Thailand schlafwandelt auf dem Weg in eine Alterungskrise

Sofern sie sich nicht in der heißen Sonne für eine kostenlose Mahlzeit anstellt, ist Ketchup auf Brot das einzige thailändische Essen, dass sich die Witwe Noi mit ihrer kleinen staatlichen Rente leisten kann. Ihr Gehalt von rund 82 US-Cent pro Tag macht das Kochen zu Hause nahezu unmöglich.

„Wenn es zu nass ist, um her zu kommen, esse ich sieben bis elf Brot mit Ketchup“, sagte die 73-Jährige gegenüber der AFP, an einem Essen liefernden Zelt der „Bangkok Community Help Foundation“, welche täglich bis zu 500 Obdachlose und Arme der Stadt ernährt.

Laut der Weltgesundheitsorganisation ist Thailand eine der am schnellsten alternden Gesellschaften der Welt – aber ihre Wirtschaft ist schlecht vorbereitet. Untersuchungen des großen thailändischen Kreditgebers Kasikorn Bank gehen davon aus, dass das Königreich bis 2029 der Liste überalterter Gesellschaften, in denen mehr als 20 Prozent der Bevölkerung über 65 Jahren sind, hinzugefügt wird.

Aber Thailand hat nicht das gleiche Wohlstandsniveau erreicht wie einige andere alternde Gesellschaften, wie z. B. Japan und Deutschland.

„Wir sind alt, bevor wir reich sind“, sagte Burin Adulwattana, Chefökonom der Kasikorn Bank. „Wir sind nicht bereit.“

Derzeit leben in Thailand mehr als 12 Millionen über 60-Jährige – das sind rund 18 Prozent der Bevölkerung. Niedrige Einkommen, begrenzte Ersparnisse und unzureichende staatliche Renten werden dazu führen, dass viele Menschen extreme Armut ertragen müssen; weniger Steuerzahler und voraussichtlich eine Verdreifachung der Gesundheitsausgaben werden eine enorme finanzielle Belastung darstellen.

„Tickende Zeitbombe“

„Es ist definitiv eine tickende Zeitbombe“, sagte Kirida Bhaopichitr von Thailands Forschungsinstitut für Entwicklung.

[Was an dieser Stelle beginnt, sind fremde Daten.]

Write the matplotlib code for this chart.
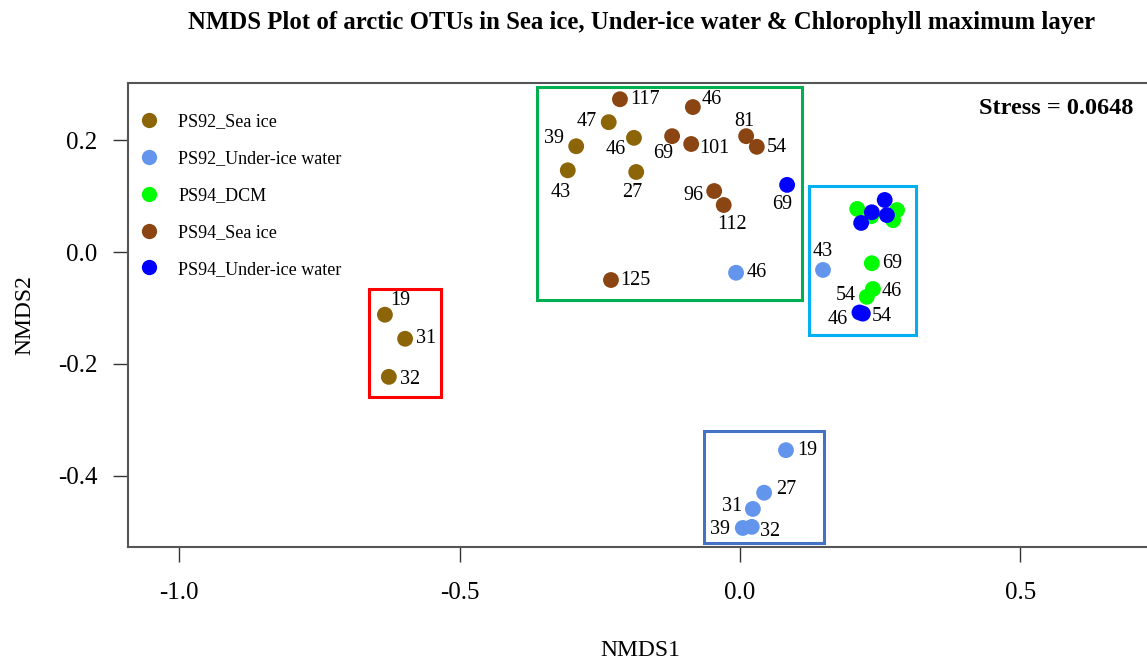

Armut unter älteren Erwachsenen ist bereits weit verbreitet, 34 Prozent der thailändischen Senioren leben unterhalb der Armutsgrenze und müssen laut Kasikorn mit weniger als ca. 756 Euro (830 US-Dollar) pro Jahr auskommen. Um in Bangkok gut in den Ruhestand gehen zu können, seien mindestens 91.000 Euro (100.000 US-Dollar) an Ersparnissen nötig, sagte Burin, aber viele Thailänder gehen mit weniger als ca. 1.185 Euro (1.300 US-Dollar) in den Ruhestand.

Im August kündigte die ausscheidende Regierung an, dass sie eine bisher allgemeine Rente von ungefähr 15 – 25 Euro (16-27 US-Dollar) pro Monat für Geringverdiener einschränken werde, was etwa sechs Millionen Menschen abschneiden wird. Der thailändische Premierminister Srettha Thavisin hat geschworen, die Armut bis 2027 zu beseitigen und „niemanden zurückzulassen“. Seine Partei hatte im Wahlkampf ein ungefähr 7,4 Milliarden Euro (8,1 Milliarden US-Dollar) teures Sozialhilfepaket für ältere Menschen versprochen, aber keine Rentenerhöhung angekündigt.

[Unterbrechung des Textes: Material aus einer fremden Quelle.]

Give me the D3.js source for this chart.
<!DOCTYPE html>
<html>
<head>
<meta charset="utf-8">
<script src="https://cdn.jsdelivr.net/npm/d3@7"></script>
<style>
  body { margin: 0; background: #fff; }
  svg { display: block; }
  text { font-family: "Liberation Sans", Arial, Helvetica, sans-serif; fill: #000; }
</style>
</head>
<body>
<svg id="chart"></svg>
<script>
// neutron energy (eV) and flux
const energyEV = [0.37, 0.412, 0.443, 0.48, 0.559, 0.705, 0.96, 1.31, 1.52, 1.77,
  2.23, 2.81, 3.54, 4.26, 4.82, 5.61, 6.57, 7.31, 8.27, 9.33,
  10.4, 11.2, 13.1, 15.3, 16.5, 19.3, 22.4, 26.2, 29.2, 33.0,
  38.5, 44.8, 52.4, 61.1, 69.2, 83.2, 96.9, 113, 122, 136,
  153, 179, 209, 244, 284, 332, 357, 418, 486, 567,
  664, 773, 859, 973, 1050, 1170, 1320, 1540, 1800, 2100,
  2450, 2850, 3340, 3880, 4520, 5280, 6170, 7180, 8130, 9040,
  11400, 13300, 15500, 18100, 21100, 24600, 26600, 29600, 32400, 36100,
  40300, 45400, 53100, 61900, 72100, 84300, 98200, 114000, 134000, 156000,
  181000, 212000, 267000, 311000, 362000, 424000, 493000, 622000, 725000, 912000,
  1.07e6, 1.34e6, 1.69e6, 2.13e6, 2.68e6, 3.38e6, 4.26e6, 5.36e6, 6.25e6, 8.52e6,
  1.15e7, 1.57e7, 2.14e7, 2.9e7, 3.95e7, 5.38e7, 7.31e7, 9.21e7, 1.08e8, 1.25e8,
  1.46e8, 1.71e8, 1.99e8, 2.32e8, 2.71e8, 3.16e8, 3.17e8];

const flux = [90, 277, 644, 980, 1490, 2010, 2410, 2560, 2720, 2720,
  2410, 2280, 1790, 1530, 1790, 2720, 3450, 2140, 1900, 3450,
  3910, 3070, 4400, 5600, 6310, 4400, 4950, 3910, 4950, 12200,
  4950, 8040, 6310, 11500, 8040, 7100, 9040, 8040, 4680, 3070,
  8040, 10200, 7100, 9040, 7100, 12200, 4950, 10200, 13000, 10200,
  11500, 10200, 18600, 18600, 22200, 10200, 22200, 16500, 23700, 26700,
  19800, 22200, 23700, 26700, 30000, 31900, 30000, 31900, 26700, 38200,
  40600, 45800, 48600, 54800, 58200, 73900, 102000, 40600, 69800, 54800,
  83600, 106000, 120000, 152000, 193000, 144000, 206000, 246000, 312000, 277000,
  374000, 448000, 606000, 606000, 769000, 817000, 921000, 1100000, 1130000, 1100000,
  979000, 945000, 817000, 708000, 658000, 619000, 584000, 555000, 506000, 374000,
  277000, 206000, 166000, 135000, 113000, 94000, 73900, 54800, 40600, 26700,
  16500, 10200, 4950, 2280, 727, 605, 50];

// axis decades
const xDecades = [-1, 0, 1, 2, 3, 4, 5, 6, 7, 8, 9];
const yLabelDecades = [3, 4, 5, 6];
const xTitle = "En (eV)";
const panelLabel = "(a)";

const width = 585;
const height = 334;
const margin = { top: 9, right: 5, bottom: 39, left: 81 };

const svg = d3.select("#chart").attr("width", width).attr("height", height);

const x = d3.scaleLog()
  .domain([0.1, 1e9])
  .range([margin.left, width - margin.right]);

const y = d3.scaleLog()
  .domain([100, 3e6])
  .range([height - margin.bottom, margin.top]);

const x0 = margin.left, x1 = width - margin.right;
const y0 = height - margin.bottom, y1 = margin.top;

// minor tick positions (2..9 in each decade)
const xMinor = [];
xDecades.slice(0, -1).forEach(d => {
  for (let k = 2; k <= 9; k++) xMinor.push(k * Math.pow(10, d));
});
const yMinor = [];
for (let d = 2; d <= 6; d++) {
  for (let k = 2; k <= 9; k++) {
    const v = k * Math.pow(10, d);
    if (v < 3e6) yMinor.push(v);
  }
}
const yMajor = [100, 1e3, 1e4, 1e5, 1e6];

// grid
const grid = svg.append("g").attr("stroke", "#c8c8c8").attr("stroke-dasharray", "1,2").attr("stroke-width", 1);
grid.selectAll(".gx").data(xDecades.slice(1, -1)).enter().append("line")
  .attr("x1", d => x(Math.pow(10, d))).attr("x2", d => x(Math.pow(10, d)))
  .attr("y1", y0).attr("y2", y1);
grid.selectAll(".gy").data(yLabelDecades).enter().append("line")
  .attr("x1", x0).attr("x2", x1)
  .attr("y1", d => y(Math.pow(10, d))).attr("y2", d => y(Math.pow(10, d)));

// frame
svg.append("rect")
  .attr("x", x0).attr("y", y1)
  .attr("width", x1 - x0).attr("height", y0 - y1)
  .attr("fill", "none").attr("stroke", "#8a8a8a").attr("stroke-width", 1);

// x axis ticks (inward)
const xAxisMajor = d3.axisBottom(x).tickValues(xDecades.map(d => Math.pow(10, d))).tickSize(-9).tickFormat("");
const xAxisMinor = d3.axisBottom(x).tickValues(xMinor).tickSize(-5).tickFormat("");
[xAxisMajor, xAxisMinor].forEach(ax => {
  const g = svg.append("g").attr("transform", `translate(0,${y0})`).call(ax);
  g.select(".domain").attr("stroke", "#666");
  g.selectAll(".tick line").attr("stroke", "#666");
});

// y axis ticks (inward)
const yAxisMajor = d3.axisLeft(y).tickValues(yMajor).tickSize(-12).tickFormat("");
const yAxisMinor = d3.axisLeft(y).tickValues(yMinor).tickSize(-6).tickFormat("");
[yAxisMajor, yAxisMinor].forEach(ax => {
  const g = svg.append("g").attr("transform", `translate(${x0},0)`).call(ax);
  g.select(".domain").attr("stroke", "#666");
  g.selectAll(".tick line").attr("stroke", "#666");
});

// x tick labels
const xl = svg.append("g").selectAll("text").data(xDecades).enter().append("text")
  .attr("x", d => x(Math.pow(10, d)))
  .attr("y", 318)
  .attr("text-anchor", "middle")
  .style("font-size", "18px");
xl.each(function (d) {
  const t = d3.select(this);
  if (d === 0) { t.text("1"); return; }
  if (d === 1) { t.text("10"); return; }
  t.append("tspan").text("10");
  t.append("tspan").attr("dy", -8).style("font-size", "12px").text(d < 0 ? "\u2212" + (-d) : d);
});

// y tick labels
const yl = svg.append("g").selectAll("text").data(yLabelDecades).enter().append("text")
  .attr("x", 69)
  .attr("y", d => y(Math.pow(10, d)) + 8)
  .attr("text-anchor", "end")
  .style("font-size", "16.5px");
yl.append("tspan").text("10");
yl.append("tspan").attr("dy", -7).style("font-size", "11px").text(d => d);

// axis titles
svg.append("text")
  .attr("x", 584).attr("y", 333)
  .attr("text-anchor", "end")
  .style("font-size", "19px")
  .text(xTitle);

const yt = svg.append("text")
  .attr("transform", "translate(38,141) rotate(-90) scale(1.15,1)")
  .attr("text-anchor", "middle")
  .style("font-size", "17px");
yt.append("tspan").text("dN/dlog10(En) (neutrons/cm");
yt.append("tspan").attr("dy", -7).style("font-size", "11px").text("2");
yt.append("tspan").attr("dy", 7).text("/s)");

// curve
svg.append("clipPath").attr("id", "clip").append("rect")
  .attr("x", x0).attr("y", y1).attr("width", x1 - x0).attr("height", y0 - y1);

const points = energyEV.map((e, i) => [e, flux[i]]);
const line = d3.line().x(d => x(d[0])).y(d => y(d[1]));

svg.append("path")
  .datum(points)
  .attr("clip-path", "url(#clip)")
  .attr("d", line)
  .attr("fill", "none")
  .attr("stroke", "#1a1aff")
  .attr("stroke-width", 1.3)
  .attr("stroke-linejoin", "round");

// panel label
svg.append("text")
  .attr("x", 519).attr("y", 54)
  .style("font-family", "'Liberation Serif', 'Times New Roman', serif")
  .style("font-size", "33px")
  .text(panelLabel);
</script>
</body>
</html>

Letzten Monat wies der Minister für soziale Entwicklung, Warawut Silpa-archa, Forderungen nach einer Anhebung der Rente wurde auf ca. 74 Euro (81 US-Dollar) im Monat zurück, da das Königreich sie sich nicht leisten könne.

„Ich wünschte, die Regierung könnte mehr Unterstützung leisten, denn im Moment sind die Lebenshaltungskosten explosiv angestiegen“, sagte die 73-jährige Chusri Kaewkhio im Khlong Toei-Slum von Bangkok.

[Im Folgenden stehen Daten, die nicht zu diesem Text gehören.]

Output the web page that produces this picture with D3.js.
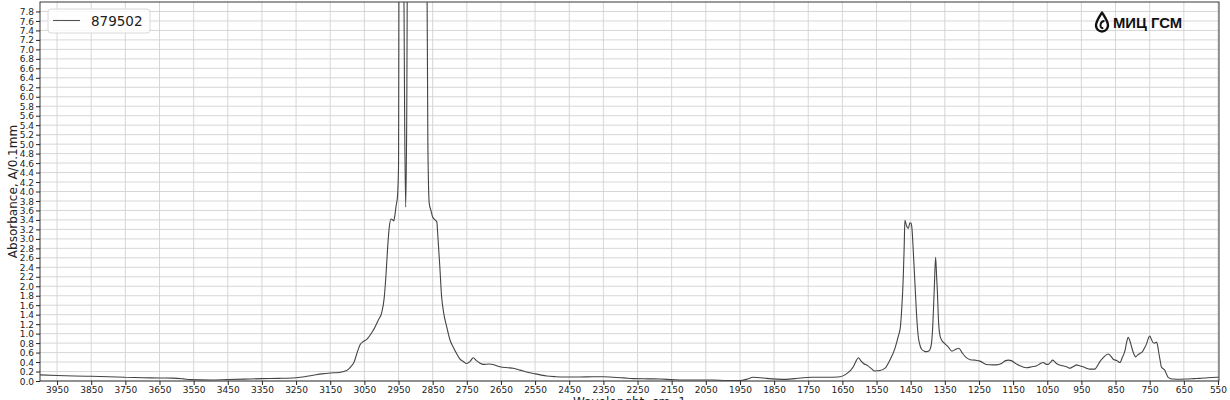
<!DOCTYPE html>
<html><head><meta charset="utf-8">
<script src="https://cdn.jsdelivr.net/npm/d3@7"></script>
<style>
html,body{margin:0;padding:0;background:#fff;}
svg{display:block;font-family:"DejaVu Sans",sans-serif;}
</style></head>
<body>
<svg id="chart" width="1230" height="400"></svg>
<script>
const seriesName = "879502";
const wavenumbers = [4000,3950,3900,3850,3800,3750,3700,3650,3610,3580,3560,3500,3450,3400,3350,3300,3250,3225,3200,3175,3150,3125,3110,3100,3090,3080,3072,3063,3052,3043,3035,3024,3009,2999,2992,2987,2982,2977,2972,2967,2964,2961,2957,2953,2950,2948,2936,2932,2929,2926,2923,2868,2864,2860,2855,2850,2843,2838,2834,2829,2824,2818,2809,2799,2790,2780,2770,2760,2751,2741,2731,2722,2712,2702,2685,2673,2653,2630,2614,2594,2575,2555,2535,2516,2490,2460,2419,2380,2350,2321,2290,2263,2220,2184,2150,2116,2070,2028,1990,1950,1931,1911,1890,1872,1840,1813,1790,1765,1740,1716,1690,1657,1638,1618,1610,1603,1595,1588,1575,1565,1555,1540,1525,1511,1496,1486,1480,1477,1472,1469,1467,1462,1457,1452,1449,1446,1443,1438,1433,1428,1423,1418,1410,1404,1396,1390,1386,1381,1377,1374,1372,1368,1364,1359,1350,1340,1329,1318,1309,1298,1288,1275,1262,1247,1228,1210,1199,1184,1172,1164,1155,1145,1130,1111,1095,1081,1070,1062,1052,1047,1040,1034,1025,1018,1004,990,984,972,964,955,945,935,926,911,904,896,885,872,863,857,846,837,830,822,818,813,808,803,797,791,785,779,771,765,759,754,750,745,740,735,730,726,723,719,716,711,706,701,696,690,682,660,642,620,603,580,554,548];
const absorbance = [0.13,0.115,0.105,0.10,0.09,0.08,0.07,0.063,0.06,0.045,0.03,0.02,0.03,0.04,0.05,0.055,0.07,0.09,0.12,0.15,0.17,0.18,0.20,0.23,0.30,0.40,0.58,0.76,0.84,0.88,0.95,1.07,1.29,1.45,1.75,2.2,2.8,3.25,3.42,3.40,3.38,3.48,3.70,3.90,4.5,10,10,5.5,3.67,5.5,10,10,5,3.75,3.6,3.46,3.40,3.36,2.97,2.41,1.80,1.45,1.15,0.86,0.72,0.58,0.46,0.41,0.37,0.41,0.49,0.43,0.38,0.35,0.36,0.35,0.30,0.28,0.27,0.23,0.19,0.16,0.13,0.105,0.09,0.083,0.084,0.09,0.09,0.078,0.065,0.05,0.045,0.042,0.03,0.02,0.02,0.02,0.01,0.01,0.035,0.078,0.07,0.056,0.04,0.035,0.05,0.07,0.08,0.078,0.08,0.09,0.15,0.30,0.42,0.49,0.42,0.37,0.32,0.26,0.21,0.22,0.27,0.44,0.69,0.95,1.15,1.43,2.13,2.83,3.39,3.27,3.22,3.34,3.33,3.20,2.83,2.13,1.43,0.95,0.76,0.67,0.63,0.62,0.64,0.75,1.07,1.92,2.61,2.2,1.92,1.2,0.95,0.86,0.79,0.72,0.63,0.67,0.69,0.58,0.50,0.45,0.44,0.42,0.35,0.34,0.34,0.37,0.43,0.44,0.43,0.38,0.32,0.28,0.30,0.32,0.37,0.39,0.35,0.35,0.40,0.44,0.38,0.35,0.32,0.29,0.27,0.31,0.34,0.32,0.30,0.27,0.25,0.25,0.31,0.41,0.50,0.57,0.52,0.46,0.43,0.39,0.50,0.65,0.80,0.92,0.85,0.72,0.58,0.51,0.55,0.58,0.62,0.70,0.79,0.90,0.95,0.88,0.81,0.80,0.82,0.72,0.58,0.42,0.30,0.26,0.23,0.15,0.078,0.055,0.042,0.038,0.042,0.05,0.056,0.07,0.078,0.078];
const xTicks = d3.range(3950, 549, -100);
const yTicks = d3.range(0, 39.5, 1).map(i => +(i * 0.2).toFixed(1));
const xLabel = "Wavelenght, cm -1";
const yLabel = "Absorbance, A/0.1mm";
const logoText = "МИЦ ГСМ";

const data = wavenumbers.map((w, i) => ({w, a: absorbance[i]}));

const svg = d3.select("#chart");
const L = 40, R = 1219, T = 2, B = 381;
const x = d3.scaleLinear().domain([4000, 547]).range([L, R]);
const y = d3.scaleLinear().domain([0, 8]).range([B, T]);

// grid
const grid = svg.append("g");
grid.selectAll(".gx").data(xTicks).join("line")
  .attr("x1", d => x(d)).attr("x2", d => x(d)).attr("y1", T).attr("y2", B)
  .attr("stroke", "#d2d2d2").attr("stroke-width", 0.9);
grid.selectAll(".gy").data(yTicks).join("line")
  .attr("x1", L).attr("x2", R).attr("y1", d => y(d)).attr("y2", d => y(d))
  .attr("stroke", "#d2d2d2").attr("stroke-width", 0.9);

// axes
const xAxis = svg.append("g").attr("transform", `translate(0,${B})`)
  .call(d3.axisBottom(x).tickValues(xTicks).tickFormat(d3.format("d")).tickSize(4).tickPadding(2));
const yAxis = svg.append("g").attr("transform", `translate(${L},0)`)
  .call(d3.axisLeft(y).tickValues(yTicks).tickFormat(d3.format(".1f")).tickSize(4).tickPadding(2));
[xAxis, yAxis].forEach(g => {
  g.select(".domain").remove();
  g.selectAll("text").attr("font-family", "DejaVu Sans").attr("font-size", 9).attr("fill", "#222");
  g.selectAll("line").attr("stroke", "#222");
});
yAxis.selectAll("text").attr("dy", "0.34em");

// frame
svg.append("rect").attr("x", L).attr("y", T).attr("width", R - L).attr("height", B - T)
  .attr("fill", "none").attr("stroke", "#222").attr("stroke-width", 0.9);

// clip + line
svg.append("clipPath").attr("id", "clip").append("rect")
  .attr("x", L).attr("y", T).attr("width", R - L).attr("height", B - T);
const line = d3.line().x(d => x(d.w)).y(d => y(d.a)).curve(d3.curveMonotoneX);
svg.append("path").datum(data).attr("clip-path", "url(#clip)")
  .attr("d", line).attr("fill", "none").attr("stroke", "#444").attr("stroke-width", 1.1);

// labels
svg.append("text").attr("x", (L + R) / 2).attr("y", 405.5).attr("text-anchor", "middle")
  .attr("font-size", 12).attr("fill", "#222").text(xLabel);
svg.append("text").attr("transform", `translate(17,${(T + B) / 2}) rotate(-90)`)
  .attr("text-anchor", "middle").attr("font-size", 12).attr("fill", "#222").text(yLabel);

// legend
const lg = svg.append("g");
lg.append("rect").attr("x", 48).attr("y", 9).attr("width", 102).attr("height", 24).attr("rx", 3)
  .attr("fill", "#fff").attr("fill-opacity", 0.85).attr("stroke", "#d8d8d8");
lg.append("line").attr("x1", 53).attr("x2", 80).attr("y1", 20.5).attr("y2", 20.5)
  .attr("stroke", "#555").attr("stroke-width", 1.1);
lg.append("text").attr("x", 91).attr("y", 26).attr("font-size", 13.5).attr("fill", "#222").text(seriesName);

// logo
const logo = svg.append("g");
logo.append("path").attr("d", "M1102,12.5 C1099,17.5 1096,21.5 1096,25.5 A6,6 0 0 0 1108,25.5 C1108,21.5 1105,17.5 1102,12.5 Z")
  .attr("fill", "none").attr("stroke", "#111").attr("stroke-width", 2.4).attr("stroke-linejoin", "round");
logo.append("path").attr("d", "M1103.8,21 C1100,22 1099.3,27.5 1102.6,28.2")
  .attr("fill", "none").attr("stroke", "#111").attr("stroke-width", 1.9).attr("stroke-linecap", "round");
logo.append("text").attr("x", 1113).attr("y", 27.5).attr("font-family", "Liberation Sans, Arial, sans-serif")
  .attr("font-weight", "bold").attr("font-size", 14.5).attr("textLength", 69).attr("lengthAdjust", "spacingAndGlyphs")
  .attr("fill", "#111").text(logoText);
</script>
</body></html>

Ihr 75-jähriger Ehemann, Suchart Kaewkhio liegt in einer Windel für Erwachsene auf dem Bett und starrt  auf eine Decke mit abblätternde Farbe und Wasserschäden, aber Chusri sagte, sie hätten kein Geld für Reparaturen. Sie leihen sich jeden Monat Bargeld, um teure Milch für die Ernährungssonde ihres Mannes zu kaufen, und sind fünf Monate im Rückstand mit ihren Stromrechnungen.

In Thailand gibt es die kulturelle Erwartung, dass erwachsene Kinder sich um ihre alternden Eltern kümmern. Aber Ökonom Burin sagte, dass dies auf lange Sicht nicht nachhaltig sei, da die Wirtschaft mit weniger Arbeitskraft, geringerem Wachstum und geringeren Konsumausgaben zu kämpfen habe.

„Die Rente reicht nicht“

Während Männer bis etwa 65 arbeiten, beginnen thailändische Frauen etwa mit 50 Jahren, aus dem Erwerbsleben auszuscheiden um die Pflege für alternde Eltern und Schwiegereltern zu übernehmen, bemerkte Forscher Kirida und fügte hinzu, dass es eine Zunahme bezahlbarer Altentagesstätten geben muss.

Orn Keawwilat, 57, steht vor einer schwierigen Aufgabe: Sie muss sich um ihre kranken, älteren Eltern kümmern während sie einen kleinen Gemischtwarenladen betreibt, um ihren 12-köpfigen Haushalt zu ernähren. Ihr bettlägeriger Vater Arj, 88, stürzte kürzlich beim Versuch, auf die Toilette zu gelangen, und verlor seine Sprechfähigkeit aufgrund einer nervenmotorischen Erkrankung.

„Er muss die ganze Zeit von Hand gefüttert und beaufsichtigt werden, weil er manchmal erstickt“, erzählte Orn der AFP.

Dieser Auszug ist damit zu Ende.